The National Defense University also features a first-rate research capability through the Institute for National Strategic Studies. This institute, established in 1984, conducts independent policy analyses and develops policy and strategy alternatives. It also includes a War Gaming and Simulation Center and the NDU Press.
The university has several other educational programs. These include the Capstone program, for general and flag officer selectees; the International Fellows program, which brings NDU almost 100 participants from 50 different countries; and the Reserve Components National Security Course, which offers military education to senior officers of the armed forces.
Inter-American Defense College 
The Inter-American Defense College is an advanced-studies institute for senior officers of the 25-member nations of the Inter-American Defense Board. Up to three students of the rank of colonel or the equivalent may be sent to the college by each member nation. The students' backgrounds must qualify them to participate in the solution of hemispheric-defense problems.
The officers study world alliances and the international situation; the inter-American system and its role; strategic concepts of war; and engage in a planning exercise for hemispheric defense. The college has been at Fort McNair since 1962.
United States Army Center of Military History 
In September 1998, the United States Army Center of Military History moved from rented offices in Washington, D.C., to Fort McNair in historically preserved quarters remodeled from its previous use as a commissary and before that as Fort McNair's stables.

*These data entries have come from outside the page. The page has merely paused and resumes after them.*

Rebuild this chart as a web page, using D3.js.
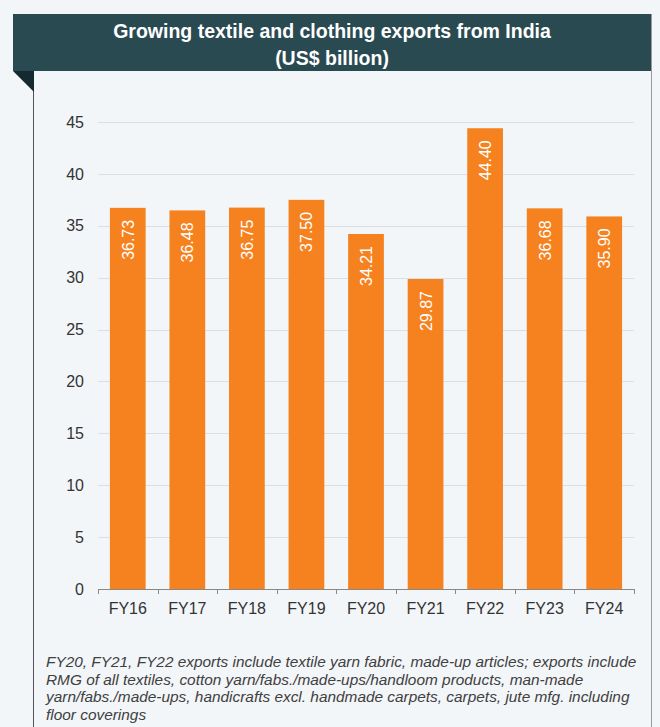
<!DOCTYPE html>
<html>
<head>
<meta charset="utf-8">
<script src="https://cdn.jsdelivr.net/npm/d3@7"></script>
<style>
  body { margin: 0; background: #f3f6f9; }
  svg { display: block; font-family: "Liberation Sans", Arial, sans-serif; }
</style>
</head>
<body>
<script>
const years = ["FY16", "FY17", "FY18", "FY19", "FY20", "FY21", "FY22", "FY23", "FY24"];
const exportsBn = [36.73, 36.48, 36.75, 37.50, 34.21, 29.87, 44.40, 36.68, 35.90];
const yTicks = [0, 5, 10, 15, 20, 25, 30, 35, 40, 45];
const titleLines = ["Growing textile and clothing exports from India", "(US$ billion)"];
const noteLines = [
  "FY20, FY21, FY22 exports include textile yarn fabric, made-up articles; exports include",
  "RMG of all textiles, cotton yarn/fabs./made-ups/handloom products, man-made",
  "yarn/fabs./made-ups, handicrafts excl. handmade carpets, carpets, jute mfg. including",
  "floor coverings"
];

const W = 660, H = 727;
const svg = d3.select("body").append("svg")
  .attr("width", W)
  .attr("height", H);

svg.append("rect").attr("width", W).attr("height", H).attr("fill", "#f3f6f9");

// panel borders
svg.append("line").attr("x1", 33.5).attr("x2", 33.5).attr("y1", 71).attr("y2", H)
  .attr("stroke", "#555").attr("stroke-width", 1);
svg.append("line").attr("x1", 651.5).attr("x2", 651.5).attr("y1", 14).attr("y2", H)
  .attr("stroke", "#999").attr("stroke-width", 1);

// header band + fold
svg.append("rect").attr("x", 13).attr("y", 14).attr("width", 638).attr("height", 57)
  .attr("fill", "#2a4a52");
svg.append("path").attr("d", "M13,71 L34,71 L34,92 Z").attr("fill", "#142a30");

svg.append("g").selectAll("text")
  .data(titleLines)
  .join("text")
  .attr("x", 332)
  .attr("y", (d, i) => 38 + i * 27)
  .attr("text-anchor", "middle")
  .attr("fill", "#fff")
  .style("font-size", "19.5px")
  .style("font-weight", "bold")
  .text(d => d);

// chart
const margin = { left: 98, right: 634, top: 122, bottom: 589 };

const x = d3.scaleBand()
  .domain(years)
  .range([margin.left, margin.right])
  .paddingInner(0.4)
  .paddingOuter(0.2);

const y = d3.scaleLinear()
  .domain([0, 45])
  .range([margin.bottom, margin.top]);

// gridlines
svg.append("g").selectAll("line")
  .data(yTicks.filter(d => d > 0))
  .join("line")
  .attr("x1", margin.left)
  .attr("x2", margin.right)
  .attr("y1", d => Math.round(y(d)) + 0.5)
  .attr("y2", d => Math.round(y(d)) + 0.5)
  .attr("stroke", "#dcdfe2");

// y labels
const yAxis = svg.append("g")
  .attr("transform", `translate(${margin.left - 14},0)`)
  .call(d3.axisLeft(y).tickValues(yTicks).tickSize(0).tickPadding(0));
yAxis.select(".domain").remove();
yAxis.selectAll("text")
  .attr("fill", "#333")
  .style("font-size", "16px")
  .style("font-family", "\"Liberation Sans\", Arial, sans-serif");

// bars
svg.append("g").selectAll("rect")
  .data(exportsBn)
  .join("rect")
  .attr("x", (d, i) => x(years[i]))
  .attr("width", x.bandwidth())
  .attr("y", d => y(d))
  .attr("height", d => y(0) - y(d))
  .attr("fill", "#f5821f");

// bar labels
svg.append("g").selectAll("text")
  .data(exportsBn)
  .join("text")
  .attr("transform", (d, i) =>
    `translate(${x(years[i]) + x.bandwidth() / 2 + 6},${y(d) + 12}) rotate(-90)`)
  .attr("text-anchor", "end")
  .attr("fill", "#fff")
  .style("font-size", "16px")
  .text(d => d3.format(".2f")(d));

// x axis with ticks at band edges
const xAxisG = svg.append("g");
xAxisG.append("line")
  .attr("x1", margin.left).attr("x2", margin.right)
  .attr("y1", y(0) + 0.5).attr("y2", y(0) + 0.5)
  .attr("stroke", "#888");
const edges = years.map(d => x(d) - x.step() * x.paddingInner() / 2).concat([margin.right]);
edges[0] = margin.left;
xAxisG.selectAll(".tk")
  .data(edges)
  .join("line")
  .attr("class", "tk")
  .attr("x1", d => Math.round(d) + 0.5)
  .attr("x2", d => Math.round(d) + 0.5)
  .attr("y1", y(0))
  .attr("y2", y(0) + 5)
  .attr("stroke", "#888");
xAxisG.selectAll(".lbl")
  .data(years)
  .join("text")
  .attr("class", "lbl")
  .attr("x", d => x(d) + x.bandwidth() / 2)
  .attr("y", 614)
  .attr("text-anchor", "middle")
  .attr("fill", "#333")
  .style("font-size", "16px")
  .text(d => d);

// footnote
svg.append("g").selectAll("text")
  .data(noteLines)
  .join("text")
  .attr("x", 46)
  .attr("y", (d, i) => 667 + i * 17.5)
  .attr("fill", "#404040")
  .style("font-size", "15.4px")
  .style("font-style", "italic")
  .text(d => d);
</script>
</body>
</html>
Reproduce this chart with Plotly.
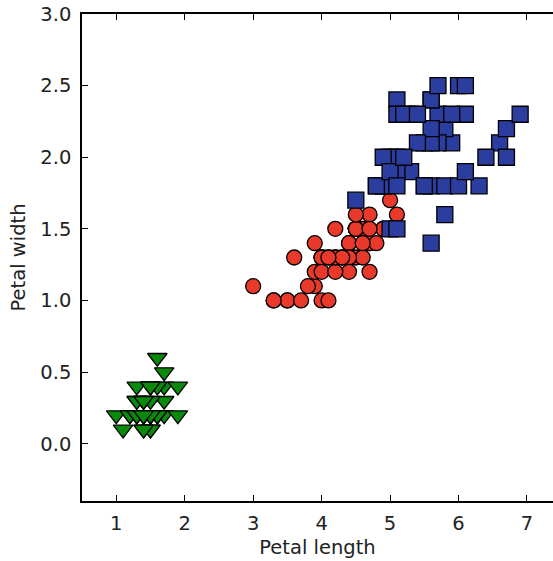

The center dates from the creation of the Army General Staff historical branch in July 1943 and the gathering of a team of professional historians, translators, editors and cartographers to record the history of World War II. That effort led to a monumental 79-volume series known as the "Green Books."
Today, the center operates through four divisions, the histories division being the one most involved in writing the histories and providing historical research support to the Army staff. The field program and historical services guides work done at various posts and installations, as well as the work done by deployed historical detachments for Army operations, ensures historical information is comprehensive and factual.
Another division is responsible for overseeing the Army museum system and preservation of artifacts and artwork that are the army's historical treasure. One such museum, The Old Guard Museum, is located at Fort Myer. The center's publishing division generates finished publications and assures access to the center's work through such media as CD-ROM and the World Wide Web.
See also 
- L'Enfant identified himself as "Peter Charles L'Enfant" during most of his life, while residing in the United States. He wrote this name on his "Plan of the city intended for the permanent seat of the government of t(he) United States ...." (Washington, D.C.) and on other legal documents. However, during the early 1900s, a French ambassador to the U.S., Jean Jules Jusserand, popularized the use of L'Enfant's birth name, "Pierre Charles L'Enfant". (See: Bowling (2002).) The National Park Service identifies L'Enfant as Major Peter Charles L'Enfant and as Major Pierre (Peter) Charles L'Enfant on its website. The United States Code states in 40 U.S.C. 3309: "(a) In General.—The purposes of this chapter shall be carried out in the District of Columbia as nearly as may be practicable in harmony with the plan of Peter Charles L'Enfant."